Although Kira’s profile in the national underground circles grew exponentially upon her arrival in Black Flag, she was already well established in the Los Angeles scene via her time in a variety of bands, including Waxx, The Visitors, Geza X and the Mommymen, The Monsters, Sexsick, Twisted Roots and DC3. This writer’s personal favorite of the lot, the adventurous and brilliant Twisted Roots, formed in 1981 as a way for Paul, former Germs guitarist Pat Smear and the rest of the new band to focus their attention away from grieving the recent death of their friend Darby Crash. Kira, drummer Emil McKown (later of a pre-Kira lineup of Black Flag) and singer Maggie Ehrig completed the band’s original lineup.
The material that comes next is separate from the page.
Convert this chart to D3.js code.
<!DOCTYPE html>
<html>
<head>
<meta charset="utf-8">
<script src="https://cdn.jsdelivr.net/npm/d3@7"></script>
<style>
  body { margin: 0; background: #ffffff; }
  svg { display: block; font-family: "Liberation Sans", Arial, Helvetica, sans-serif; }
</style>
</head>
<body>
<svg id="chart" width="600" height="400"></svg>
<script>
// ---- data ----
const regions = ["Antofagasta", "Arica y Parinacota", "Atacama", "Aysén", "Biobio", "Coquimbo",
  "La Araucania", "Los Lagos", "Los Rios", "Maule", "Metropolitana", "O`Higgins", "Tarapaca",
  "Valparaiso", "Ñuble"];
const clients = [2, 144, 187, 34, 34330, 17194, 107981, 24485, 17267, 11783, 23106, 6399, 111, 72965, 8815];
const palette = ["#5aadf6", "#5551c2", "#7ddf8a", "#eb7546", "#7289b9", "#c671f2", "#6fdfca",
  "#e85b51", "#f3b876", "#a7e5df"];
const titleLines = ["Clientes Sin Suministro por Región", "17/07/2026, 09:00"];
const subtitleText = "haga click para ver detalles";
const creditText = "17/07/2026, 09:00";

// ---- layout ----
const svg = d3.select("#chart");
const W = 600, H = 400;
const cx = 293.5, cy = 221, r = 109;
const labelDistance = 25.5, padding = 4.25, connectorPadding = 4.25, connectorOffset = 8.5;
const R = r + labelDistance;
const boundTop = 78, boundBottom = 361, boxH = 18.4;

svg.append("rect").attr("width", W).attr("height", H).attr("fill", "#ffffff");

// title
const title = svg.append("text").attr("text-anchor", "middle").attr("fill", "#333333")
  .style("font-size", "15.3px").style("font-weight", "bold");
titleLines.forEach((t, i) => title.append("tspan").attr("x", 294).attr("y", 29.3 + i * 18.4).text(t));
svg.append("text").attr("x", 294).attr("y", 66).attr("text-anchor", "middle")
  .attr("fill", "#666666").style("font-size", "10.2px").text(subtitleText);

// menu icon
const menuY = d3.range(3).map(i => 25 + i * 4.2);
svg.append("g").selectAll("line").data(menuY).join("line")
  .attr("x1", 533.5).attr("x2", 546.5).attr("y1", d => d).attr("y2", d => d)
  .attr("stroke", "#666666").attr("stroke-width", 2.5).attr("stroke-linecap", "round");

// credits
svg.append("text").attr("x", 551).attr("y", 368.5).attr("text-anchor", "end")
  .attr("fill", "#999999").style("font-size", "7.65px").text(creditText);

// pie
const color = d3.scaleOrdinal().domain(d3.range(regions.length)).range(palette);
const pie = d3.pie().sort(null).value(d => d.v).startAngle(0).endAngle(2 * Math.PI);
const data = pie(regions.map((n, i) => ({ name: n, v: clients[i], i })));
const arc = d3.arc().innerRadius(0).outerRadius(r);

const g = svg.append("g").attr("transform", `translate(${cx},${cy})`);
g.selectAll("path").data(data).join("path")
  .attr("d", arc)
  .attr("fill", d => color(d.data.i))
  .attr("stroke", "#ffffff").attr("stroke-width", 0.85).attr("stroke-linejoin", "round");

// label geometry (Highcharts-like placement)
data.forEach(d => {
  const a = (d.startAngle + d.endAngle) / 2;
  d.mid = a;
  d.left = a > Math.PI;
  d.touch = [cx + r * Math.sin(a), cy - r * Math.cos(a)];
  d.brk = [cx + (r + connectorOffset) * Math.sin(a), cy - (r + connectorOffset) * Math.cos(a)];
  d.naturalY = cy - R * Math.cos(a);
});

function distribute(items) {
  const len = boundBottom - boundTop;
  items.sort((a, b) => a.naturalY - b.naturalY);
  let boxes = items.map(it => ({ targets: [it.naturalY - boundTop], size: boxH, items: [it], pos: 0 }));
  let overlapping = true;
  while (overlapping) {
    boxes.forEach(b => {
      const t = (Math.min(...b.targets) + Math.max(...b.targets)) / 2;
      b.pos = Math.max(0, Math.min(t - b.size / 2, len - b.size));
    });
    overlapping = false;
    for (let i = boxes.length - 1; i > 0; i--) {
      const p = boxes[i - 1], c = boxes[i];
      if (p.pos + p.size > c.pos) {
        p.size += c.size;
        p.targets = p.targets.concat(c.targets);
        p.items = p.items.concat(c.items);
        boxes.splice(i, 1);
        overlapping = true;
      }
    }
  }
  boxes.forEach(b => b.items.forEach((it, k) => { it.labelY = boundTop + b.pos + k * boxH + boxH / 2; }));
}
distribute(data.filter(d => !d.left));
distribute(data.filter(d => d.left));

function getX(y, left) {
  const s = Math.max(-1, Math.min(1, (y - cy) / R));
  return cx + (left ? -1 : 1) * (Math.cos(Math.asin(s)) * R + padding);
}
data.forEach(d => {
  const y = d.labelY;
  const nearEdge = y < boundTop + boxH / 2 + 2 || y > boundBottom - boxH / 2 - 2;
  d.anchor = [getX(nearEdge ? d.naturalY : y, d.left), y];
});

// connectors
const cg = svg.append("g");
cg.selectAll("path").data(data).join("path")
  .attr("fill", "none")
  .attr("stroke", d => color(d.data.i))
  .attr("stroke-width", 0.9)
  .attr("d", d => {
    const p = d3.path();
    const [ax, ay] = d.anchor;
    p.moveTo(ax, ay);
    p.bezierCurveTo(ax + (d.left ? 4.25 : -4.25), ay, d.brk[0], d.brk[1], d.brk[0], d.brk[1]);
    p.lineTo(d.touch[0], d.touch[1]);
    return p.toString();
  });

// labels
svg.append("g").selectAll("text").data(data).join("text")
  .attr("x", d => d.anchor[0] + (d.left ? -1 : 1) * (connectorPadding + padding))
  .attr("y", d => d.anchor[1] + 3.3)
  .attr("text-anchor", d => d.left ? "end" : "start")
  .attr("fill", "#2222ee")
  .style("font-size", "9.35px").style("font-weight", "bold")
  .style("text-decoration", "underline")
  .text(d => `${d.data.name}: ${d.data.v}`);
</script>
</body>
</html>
“For me, Twisted Roots – especially the first incarnation – was a somewhat unique experience musically. I went to school with Maggie in the 12th grade and met her there. I was telling her about Punk Rock while she was still a hippie girl. I corrupted her into Punk Rock in our cooking class. It was some of the first times my basslines got a certain amount of freedom. Because the structures of the songs were not my own, I started to learn to write basslines that actually complemented the music. I think it was some of the earliest times when I got a little bit free with the bass parts, and Paul gave me a lot of freedom to do that. There were multiple incarnations of Twisted Roots, all of which were very special to me. Even though it wasn’t necessarily known musically for a lot of people, it was very big in my musical life. Obviously, Paul’s a big influence on me, and it was a big chunk of time for him trying to make [Twisted Roots] happen. In a lot of ways, I was just a side player trying to support him; there was a lot of me trying to figure out how to work in his framework. Until I have my own bands, I’m always just trying to find ways of supporting somebody else’s vision. In my own way, that’s what I was trying to do in Twisted Roots. It was a great experience, because sometimes people are more constraining of you, but Paul was not constraining of me.”
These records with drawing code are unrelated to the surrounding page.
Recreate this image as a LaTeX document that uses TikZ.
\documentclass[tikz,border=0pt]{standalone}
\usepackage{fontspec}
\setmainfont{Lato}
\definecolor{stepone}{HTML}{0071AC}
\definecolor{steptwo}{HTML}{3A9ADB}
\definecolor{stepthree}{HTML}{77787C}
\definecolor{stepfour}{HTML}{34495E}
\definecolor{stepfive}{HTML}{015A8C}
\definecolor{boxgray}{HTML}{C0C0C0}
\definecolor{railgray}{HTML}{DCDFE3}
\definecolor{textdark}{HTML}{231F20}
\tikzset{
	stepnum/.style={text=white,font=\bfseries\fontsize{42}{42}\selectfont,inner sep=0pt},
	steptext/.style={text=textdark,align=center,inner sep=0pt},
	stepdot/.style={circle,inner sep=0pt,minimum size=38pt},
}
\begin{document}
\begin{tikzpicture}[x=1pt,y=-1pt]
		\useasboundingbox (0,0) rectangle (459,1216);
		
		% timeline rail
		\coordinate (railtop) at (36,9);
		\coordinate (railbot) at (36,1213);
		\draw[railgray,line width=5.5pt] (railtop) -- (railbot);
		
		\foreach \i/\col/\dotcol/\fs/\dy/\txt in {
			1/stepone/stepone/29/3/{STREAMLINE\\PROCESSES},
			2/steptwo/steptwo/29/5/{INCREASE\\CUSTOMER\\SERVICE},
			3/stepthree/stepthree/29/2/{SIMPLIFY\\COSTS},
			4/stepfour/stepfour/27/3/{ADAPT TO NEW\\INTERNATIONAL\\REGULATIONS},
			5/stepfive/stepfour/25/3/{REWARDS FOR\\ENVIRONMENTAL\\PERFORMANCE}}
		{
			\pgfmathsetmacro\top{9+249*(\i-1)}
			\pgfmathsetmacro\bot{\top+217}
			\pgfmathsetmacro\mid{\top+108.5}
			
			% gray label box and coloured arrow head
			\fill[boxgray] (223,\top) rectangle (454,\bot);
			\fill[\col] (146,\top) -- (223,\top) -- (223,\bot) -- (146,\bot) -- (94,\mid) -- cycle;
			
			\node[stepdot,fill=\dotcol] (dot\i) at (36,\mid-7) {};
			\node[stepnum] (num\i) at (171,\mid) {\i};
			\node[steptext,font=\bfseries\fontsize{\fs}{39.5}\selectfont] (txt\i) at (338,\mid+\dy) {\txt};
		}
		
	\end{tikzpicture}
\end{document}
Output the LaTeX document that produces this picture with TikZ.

In 2011, fourth-fifths of the original band (with later member Gary Jacoby filling in for McKown) reconvened for a live performance at a Los Angeles screening of Dave Travis’ film, A History Lesson: Part 1, which features footage of the 1984 lineup of the band alongside live clips of The Meat Puppets, The Minutemen and Redd Kross.

“I actually said no when they first asked me, but the bass player who agreed to do it couldn’t do it for whatever reason,” Kira recalls. “When Paul and Pat came to me then, I had to do it. Of course, I was enmeshed in a very big work project and felt overwhelmed by trying to practice and get this together, but it was a great experience. I’m so glad we did it!”
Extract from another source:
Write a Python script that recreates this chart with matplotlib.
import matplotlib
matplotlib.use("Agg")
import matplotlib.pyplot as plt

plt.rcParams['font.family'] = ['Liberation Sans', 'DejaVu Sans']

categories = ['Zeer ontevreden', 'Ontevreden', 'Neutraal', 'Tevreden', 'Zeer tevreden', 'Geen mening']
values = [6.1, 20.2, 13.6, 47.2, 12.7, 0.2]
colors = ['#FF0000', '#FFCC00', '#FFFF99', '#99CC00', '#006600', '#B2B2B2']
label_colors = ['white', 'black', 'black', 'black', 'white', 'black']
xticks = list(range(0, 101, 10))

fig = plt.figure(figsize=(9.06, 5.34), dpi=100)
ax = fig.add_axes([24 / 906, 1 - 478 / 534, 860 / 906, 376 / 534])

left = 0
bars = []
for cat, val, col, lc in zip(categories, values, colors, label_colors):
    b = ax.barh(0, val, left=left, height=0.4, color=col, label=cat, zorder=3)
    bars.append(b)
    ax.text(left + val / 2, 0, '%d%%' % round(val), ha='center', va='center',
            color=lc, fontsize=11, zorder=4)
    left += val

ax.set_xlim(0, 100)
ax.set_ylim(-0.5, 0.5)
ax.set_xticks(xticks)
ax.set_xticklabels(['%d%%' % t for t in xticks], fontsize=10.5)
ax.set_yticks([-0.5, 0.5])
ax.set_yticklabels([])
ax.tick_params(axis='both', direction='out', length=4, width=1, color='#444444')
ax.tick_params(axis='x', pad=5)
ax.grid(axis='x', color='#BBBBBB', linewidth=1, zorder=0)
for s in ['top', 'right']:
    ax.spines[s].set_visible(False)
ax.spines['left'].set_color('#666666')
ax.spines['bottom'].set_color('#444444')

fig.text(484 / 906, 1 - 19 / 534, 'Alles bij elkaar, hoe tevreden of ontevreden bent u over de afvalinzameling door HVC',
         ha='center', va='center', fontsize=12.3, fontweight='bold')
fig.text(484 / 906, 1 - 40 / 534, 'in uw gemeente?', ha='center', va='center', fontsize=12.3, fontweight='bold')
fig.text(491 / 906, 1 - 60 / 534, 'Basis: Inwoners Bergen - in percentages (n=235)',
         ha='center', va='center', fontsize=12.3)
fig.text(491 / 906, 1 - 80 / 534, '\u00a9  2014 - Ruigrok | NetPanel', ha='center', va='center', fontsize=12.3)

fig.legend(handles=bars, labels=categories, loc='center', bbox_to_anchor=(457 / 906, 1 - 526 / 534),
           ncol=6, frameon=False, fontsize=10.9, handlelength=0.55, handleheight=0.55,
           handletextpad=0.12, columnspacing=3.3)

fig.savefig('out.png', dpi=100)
(A 2012 feature by this writer on the history of Twisted Roots is available here.)
Although the stage still calls to Kira from time to time, listeners who enjoy her new album shouldn’t expect to see her take this material on the road any time soon.

“The likelihood of me touring is very low. It’s funny; life just kind of keeps moving, and that feels so far away and so difficult. It wouldn’t be the same if I did it again. That doesn’t appeal to me at all. That being said, performing live is one of those experiences that is so particular and rare; I certainly can’t say I don’t miss that and wouldn’t like to do it. So, the answer is I’m hoping to find a way to do something live performance-wise, but I haven’t figured out how. If I do perform live, it won’t be an exact capturing of that record; it will be interpretations of the songs. At this point, it’s a concept but not a reality.”

More than four decades after first picking up the bass, Kira is still creating captivating music drawn from the depths of her core emotions. With 60 years’ worth of experiences under her belt, how would she best describe herself at this point in her life?

“Bass player first and foremost – this is just who I am. Then a sound editor, dog mom, loving wife and loner.”